Gesù collega il Figlio dell'Uomo, la figura divina rivelata in Daniele 7,13, con il servo di Jahvè raccontato da Isaia (Isaia 42; Isaia 49,1-6; Isaia 50, 4-11). Con "deve soffrire" Gesù non intende una privata scelta morale di perfezione ma una necessità, un percorso storico obbligato per poter salvare l'umanità. Non esiste altra strada: bisogna che il Figlio dell'Uomo soffra il male dell'Uomo. Gesù salva noi proprio evitando di salvare se stesso contrariamente a quanto facciamo noi comunemente: per tentare di salvare noi stessi noi mettiamo in croce tutti gli altri. L'egoista salva se stesso, chi ama salva l'altro: questo messaggio è penetrato nella nostra cultura e lo ritroviamo ad esempio in molte saghe raccontate dalla letteratura e dal cinema.
Gesù porterà su di sé la maledizione del potere dell'uomo sull'uomo, rappresentato dagli anziani, dai capi dei sacerdoti e dagli scribi ossia dall'oppressione economica, religiosa, culturale concentrata nel potere del sinedrio. Gesù morirà come bestemmiatore perché il Dio che presenta non può essere accettato dalle persone religiose. Il Dio giusto che si lascia giustiziare, il Dio che dona la vita invece di toglierla è un Dio opposto all'immagine che ci portiamo dentro dall'Eden.
La definizione di Pietro («Il Cristo») e la "spiegazione" di Gesù («Il Figlio dell'uomo deve soffrire...») sono inscindibili per una fede cristiana autentica. La definizione senza spiegazione proclama proprio il tipo di messia antitetico a Gesù. La spiegazione senza definizione mostra un eroismo umano insensato e senza speranza.
A questo punto Marco (8,32-33) e Matteo (16,22-23) raccontano come Pietro tenti di "difendere" il suo Gesù da se stesso e come Gesù invece lo sgridi e gli ordini di non stargli davanti - dove gli è d'inciampo - ma dietro, come discepolo. Gesù non vuole essere difeso perché la sua "salvezza" sarebbe la perdita di tutti. Questo schema si ritroverà in tutti i prossimi capitoli fino al Getsemani quando Pietro tirerà fuori la spada per una estrema difesa del suo Gesù (Giovanni 18,10 [3]).

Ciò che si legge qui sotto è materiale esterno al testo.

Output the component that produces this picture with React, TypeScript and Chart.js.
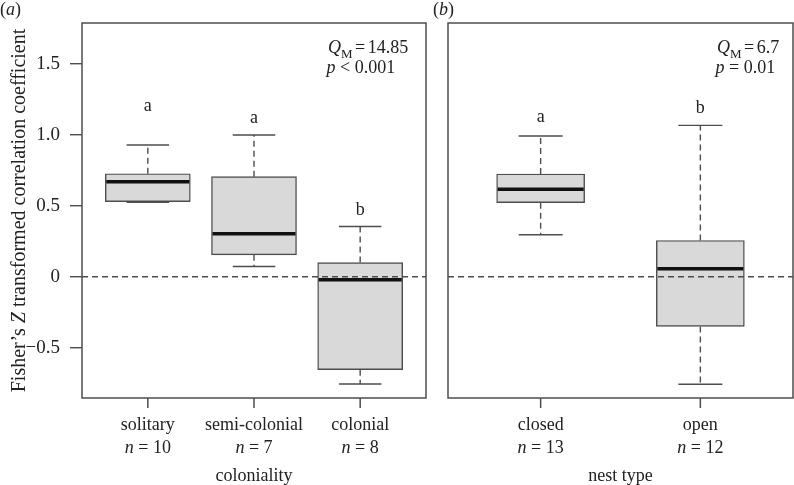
import React, { useEffect, useRef } from "react";
import { Chart, registerables } from "chart.js";

Chart.register(...registerables);

// ---------- data ----------
const colonialityGroups = ["solitary", "semi-colonial", "colonial"];
const colonialityN = [10, 7, 8];
const colonialityUpper = [0.93, 1.0, 0.355];
const colonialityQ3 = [0.727, 0.706, 0.1];
const colonialityMedian = [0.671, 0.303, -0.021];
const colonialityQ1 = [0.53, 0.155, -0.655];
const colonialityLower = [0.526, 0.073, -0.756];
const colonialityLetters = ["a", "a", "b"];
const colonialityLetterY = [1.169, 1.087, 0.437];
const colonialityQM = "14.85";
const colonialityP = "< 0.001";

const nestGroups = ["closed", "open"];
const nestN = [13, 12];
const nestUpper = [0.993, 1.068];
const nestQ3 = [0.725, 0.256];
const nestMedian = [0.617, 0.056];
const nestQ1 = [0.523, -0.35];
const nestLower = [0.296, -0.758];
const nestLetters = ["a", "b"];
const nestLetterY = [1.092, 1.153];
const nestQM = "6.7";
const nestP = "= 0.01";

const yTickValues = [-0.5, 0, 0.5, 1.0, 1.5];
const yTickLabels = ["\u22120.5", "0", "0.5", "1.0", "1.5"];
const yMin = -0.855;
const yMax = 1.79;
const yTitle = ["Fisher\u2019s ", "Z", " transformed correlation coefficient"];

// ---------- helpers ----------
const FONT = '"Liberation Serif", "Times New Roman", Times, serif';
const INK = "#222";
const LINE = "#4d4d4d";

type Part = { text: string; italic?: boolean; sub?: boolean; dx?: number };

function drawRich(ctx: CanvasRenderingContext2D, parts: Part[], x: number, y: number, size: number, align: "left" | "center") {
  const fontFor = (p: Part) => `${p.italic ? "italic " : ""}${p.sub ? Math.round(size * 0.72) : size}px ${FONT}`;
  const widths = parts.map((p) => {
    ctx.font = fontFor(p);
    return ctx.measureText(p.text).width + (p.dx || 0);
  });
  const total = widths.reduce((a, b) => a + b, 0);
  let cx = align === "center" ? x - total / 2 : x;
  ctx.textAlign = "left";
  ctx.textBaseline = "alphabetic";
  parts.forEach((p, i) => {
    ctx.font = fontFor(p);
    ctx.fillText(p.text, cx + (p.dx || 0), y + (p.sub ? size * 0.28 : 0));
    cx += widths[i];
  });
}

type PanelCfg = {
  groups: string[];
  n: number[];
  upper: number[];
  q3: number[];
  median: number[];
  q1: number[];
  lower: number[];
  letters: string[];
  letterY: number[];
  qm: string;
  p: string;
  xMin: number;
  xMax: number;
  boxPx: number;
  showY: boolean;
  panel: string;
  panelX: number;
  xTitle: string;
  statOffset: number;
  padLeft: number;
  padRight: number;
};

function makeChart(canvas: HTMLCanvasElement, c: PanelCfg) {
  const overlay = {
    id: "boxExtras",
    afterDatasetsDraw(chart: any) {
      const ctx: CanvasRenderingContext2D = chart.ctx;
      const xs = chart.scales.x;
      const ys = chart.scales.y;
      const area = chart.chartArea;
      const meta = chart.getDatasetMeta(0);
      ctx.save();
      ctx.setLineDash([]);
      c.groups.forEach((_, i) => {
        const el = meta.data[i];
        const px = el.x;
        const half = el.width / 2;
        const cap = el.width / 4;
        // whiskers (dashed)
        ctx.strokeStyle = LINE;
        ctx.lineWidth = 1.4;
        ctx.setLineDash([6, 4]);
        ctx.beginPath();
        ctx.moveTo(px, ys.getPixelForValue(c.q3[i]));
        ctx.lineTo(px, ys.getPixelForValue(c.upper[i]));
        ctx.moveTo(px, ys.getPixelForValue(c.q1[i]));
        ctx.lineTo(px, ys.getPixelForValue(c.lower[i]));
        ctx.stroke();
        // caps
        ctx.setLineDash([]);
        ctx.beginPath();
        ctx.moveTo(px - cap, ys.getPixelForValue(c.upper[i]));
        ctx.lineTo(px + cap, ys.getPixelForValue(c.upper[i]));
        ctx.moveTo(px - cap, ys.getPixelForValue(c.lower[i]));
        ctx.lineTo(px + cap, ys.getPixelForValue(c.lower[i]));
        ctx.stroke();
        // median
        ctx.strokeStyle = "#111";
        ctx.lineWidth = 3.5;
        ctx.beginPath();
        ctx.moveTo(px - half + 1, ys.getPixelForValue(c.median[i]));
        ctx.lineTo(px + half - 1, ys.getPixelForValue(c.median[i]));
        ctx.stroke();
        // letters
        ctx.fillStyle = INK;
        const gx = xs.getPixelForValue(i + 1);
        drawRich(ctx, [{ text: c.letters[i] }], gx, ys.getPixelForValue(c.letterY[i]), 18, "center");
        // group name and n = ...
        drawRich(ctx, [{ text: c.groups[i] }], gx, area.bottom + 32, 18, "center");
        drawRich(ctx, [{ text: "n", italic: true }, { text: " = " + c.n[i] }], gx, area.bottom + 55, 18, "center");
      });
      // zero reference line
      ctx.strokeStyle = LINE;
      ctx.lineWidth = 1.4;
      ctx.setLineDash([6, 4]);
      ctx.beginPath();
      const y0 = ys.getPixelForValue(0);
      ctx.moveTo(area.left, y0);
      ctx.lineTo(area.right, y0);
      ctx.stroke();
      ctx.setLineDash([]);
      // frame
      ctx.strokeStyle = LINE;
      ctx.lineWidth = 1.5;
      ctx.strokeRect(area.left, area.top, area.right - area.left, area.bottom - area.top);
      // statistics
      ctx.fillStyle = INK;
      const sx = area.right + c.statOffset;
      drawRich(
        ctx,
        [{ text: "Q", italic: true }, { text: "M", sub: true }, { text: "=", dx: 2.5 }, { text: c.qm, dx: 2.5 }],
        sx,
        area.top + 30,
        18,
        "left"
      );
      drawRich(ctx, [{ text: "p", italic: true }, { text: " " + c.p }], sx - 1.5, area.top + 50, 18, "left");
      // panel label
      drawRich(ctx, [{ text: "(" }, { text: c.panel, italic: true }, { text: ")" }], c.panelX, 15, 18, "left");
      // x axis title
      drawRich(ctx, [{ text: c.xTitle }], (area.left + area.right) / 2, area.bottom + 82.5, 18, "center");
      // y axis title
      if (c.showY) {
        ctx.save();
        ctx.translate(25, (area.top + area.bottom) / 2);
        ctx.rotate(-Math.PI / 2);
        drawRich(ctx, [{ text: yTitle[0] }, { text: yTitle[1], italic: true }, { text: yTitle[2] }], 0, 0, 20, "center");
        ctx.restore();
      }
      ctx.restore();
    },
    afterDraw(chart: any) {
      // x-axis tick marks at group positions (drawn last)
      const ctx: CanvasRenderingContext2D = chart.ctx;
      const xs = chart.scales.x;
      const area = chart.chartArea;
      ctx.save();
      ctx.globalCompositeOperation = "source-over";
      ctx.globalAlpha = 1;
      ctx.fillStyle = LINE;
      c.groups.forEach((_, i) => {
        const tx = xs.getPixelForValue(i + 1);
        ctx.fillRect(tx - 0.75, area.bottom, 1.5, 10);
      });
      ctx.restore();
    },
  };

  return new Chart(canvas, {
    type: "bar",
    data: {
      datasets: [
        {
          data: c.groups.map((_, i) => ({ x: i + 1, y: [c.q1[i], c.q3[i]] })) as any,
          backgroundColor: "#d9d9d9",
          borderColor: LINE,
          borderWidth: 1.4,
          borderSkipped: false,
          barThickness: c.boxPx,
        },
      ],
    },
    options: {
      animation: false,
      responsive: false,
      layout: { padding: { left: c.padLeft, right: c.padRight, top: 23, bottom: 0 } },
      plugins: { legend: { display: false }, tooltip: { enabled: false } },
      scales: {
        x: {
          type: "linear",
          min: c.xMin,
          max: c.xMax,
          offset: false,
          afterBuildTicks: (s: any) => {
            s.ticks = c.groups.map((_, i) => ({ value: i + 1 }));
          },
          afterFit: (s: any) => {
            s.height = 87;
          },
          ticks: { display: false },
          grid: { display: false },
          border: { display: false },
        },
        y: {
          type: "linear",
          min: yMin,
          max: yMax,
          display: c.showY,
          afterBuildTicks: (s: any) => {
            s.ticks = yTickValues.map((v) => ({ value: v }));
          },
          afterFit: (s: any) => {
            if (c.showY) s.width = 82;
          },
          ticks: {
            padding: 10,
            color: INK,
            font: { family: FONT, size: 19 },
            callback: (v: any) => {
              const idx = yTickValues.findIndex((t) => Math.abs(t - Number(v)) < 1e-9);
              return idx >= 0 ? yTickLabels[idx] : "";
            },
          },
          grid: { offset: false, drawOnChartArea: false, drawTicks: true, tickLength: 12, color: LINE, lineWidth: 1.4 },
          border: { display: false },
        },
      },
    },
    plugins: [overlay],
  } as any);
}

function Panel(props: { cfg: PanelCfg; left: number; width: number }) {
  const ref = useRef<HTMLCanvasElement | null>(null);
  useEffect(() => {
    if (!ref.current) return;
    const chart = makeChart(ref.current, props.cfg);
    return () => chart.destroy();
  }, []);
  return (
    <canvas
      ref={ref}
      width={props.width}
      height={485}
      style={{ position: "absolute", left: props.left, top: 0, width: props.width, height: 485 }}
    />
  );
}

const panelA: PanelCfg = {
  groups: colonialityGroups,
  n: colonialityN,
  upper: colonialityUpper,
  q3: colonialityQ3,
  median: colonialityMedian,
  q1: colonialityQ1,
  lower: colonialityLower,
  letters: colonialityLetters,
  letterY: colonialityLetterY,
  qm: colonialityQM,
  p: colonialityP,
  xMin: 0.38,
  xMax: 3.62,
  boxPx: 85,
  showY: true,
  panel: "a",
  panelX: 0,
  xTitle: "coloniality",
  statOffset: -98,
  padLeft: 0,
  padRight: 11,
};

const panelB: PanelCfg = {
  groups: nestGroups,
  n: nestN,
  upper: nestUpper,
  q3: nestQ3,
  median: nestMedian,
  q1: nestQ1,
  lower: nestLower,
  letters: nestLetters,
  letterY: nestLetterY,
  qm: nestQM,
  p: nestP,
  xMin: 0.42,
  xMax: 2.58,
  boxPx: 88,
  showY: false,
  panel: "b",
  panelX: 3,
  xTitle: "nest type",
  statOffset: -76,
  padLeft: 18,
  padRight: 1,
};

export default function App() {
  return (
    <div style={{ position: "fixed", left: 0, top: 0, width: 794, height: 485, background: "#fff", overflow: "hidden" }}>
      <Panel cfg={panelA} left={0} width={437} />
      <Panel cfg={panelB} left={430} width={364} />
    </div>
  );
}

Pietro è chiamato "Satana" non perché sia cattivo ma perché "pensa secondo gli uomini" come anche noi, che pensiamo secondo l'immagine di un dio cattivo: in questo consiste il peccato originale. Molto male nel mondo viene fatto in nome di Dio perché non è il vero Dio ma la sua falsa immagine. Già durante la pesca miracolosa Pietro aveva intuito di trovarsi davanti la potenza di Dio e aveva reagito secondo la propria falsa conoscenza: «Signore, allontànati da me, perché sono un peccatore» (Luca 5,8): Gesù invece è Dio proprio perché cerca i peccatori.
Da questo momento nel vangelo comincia lo scontro fra il Cristo di Dio e l'immagine di Cristo e di Dio che ne hanno i discepoli, una lotta rappresentata figurativamente dalle convulsioni degli indemoniati. Il tema della seconda parte del Vangelo sarà spiegare cosa significhi il versetto 22: Il Figlio dell'Uomo deve soffrire molto, essere rifiutato dagli anziani, dai capi dei sacerdoti e dagli scribi, venire ucciso e risorgere il terzo giorno.
[1] Luca mostra Gesù in preghiera dopo il battesimo (3,21), dopo aver guarito il lebbroso (5,16), prima di costituire i dodici (6,12), qui prima di rivelarsi ai discepoli (9,18), nella trasfigurazione (9,28), prima d'insegnare il Padre Nostro (11,1), nel Getsemani (22,41) e infine sulla croce (23,34.46).
[2] «Tante volte Gesù si rivolge a noi e ci domanda: ‘Ma per te chi sono io?’ ottenendo la stessa risposta di Pietro, quella che abbiamo imparato nel catechismo... Questa prima domanda – ‘Chi sono io per voi, per te?’ – a Pietro, soltanto si capisce dopo una lunga strada, una strada di grazia e di peccato, una strada di discepolo. Gesù a Pietro e ai suoi Apostoli non ha detto 'Conoscimi!' ha detto ‘Seguimi!’. E questo seguire Gesù ci fa conoscere Gesù. Seguire Gesù con le nostre virtù, anche con i nostri peccati, ma seguire sempre Gesù. Non è uno studio di cose che è necessario, ma è una vita di discepolo» (Papa Francesco, Santa Marta, 20.02.2014).
[3] Giovanni 18,10: Allora Simon Pietro, che aveva una spada, la trasse fuori, colpì il servo del sommo sacerdote e gli tagliò l'orecchio destro. Quel servo si chiamava Malco. La stessa scena, come è raccontata da Matteo 26,52-56, è estremamente eloquente: «Allora Gesù gli disse: "Rimetti la tua spada al suo posto, perché tutti quelli che prendono la spada, di spada moriranno. O credi che io non possa pregare il Padre mio, che metterebbe subito a mia disposizione più di dodici legioni di angeli? Ma allora come si compirebbero le Scritture, secondo le quali così deve avvenire?". In quello stesso momento Gesù disse alla folla: "Come se fossi un ladro siete venuti a prendermi con spade e bastoni. Ogni giorno sedevo nel tempio a insegnare, e non mi avete arrestato. Ma tutto questo è avvenuto perché si compissero le Scritture dei profeti". Allora tutti i discepoli lo abbandonarono e fuggirono».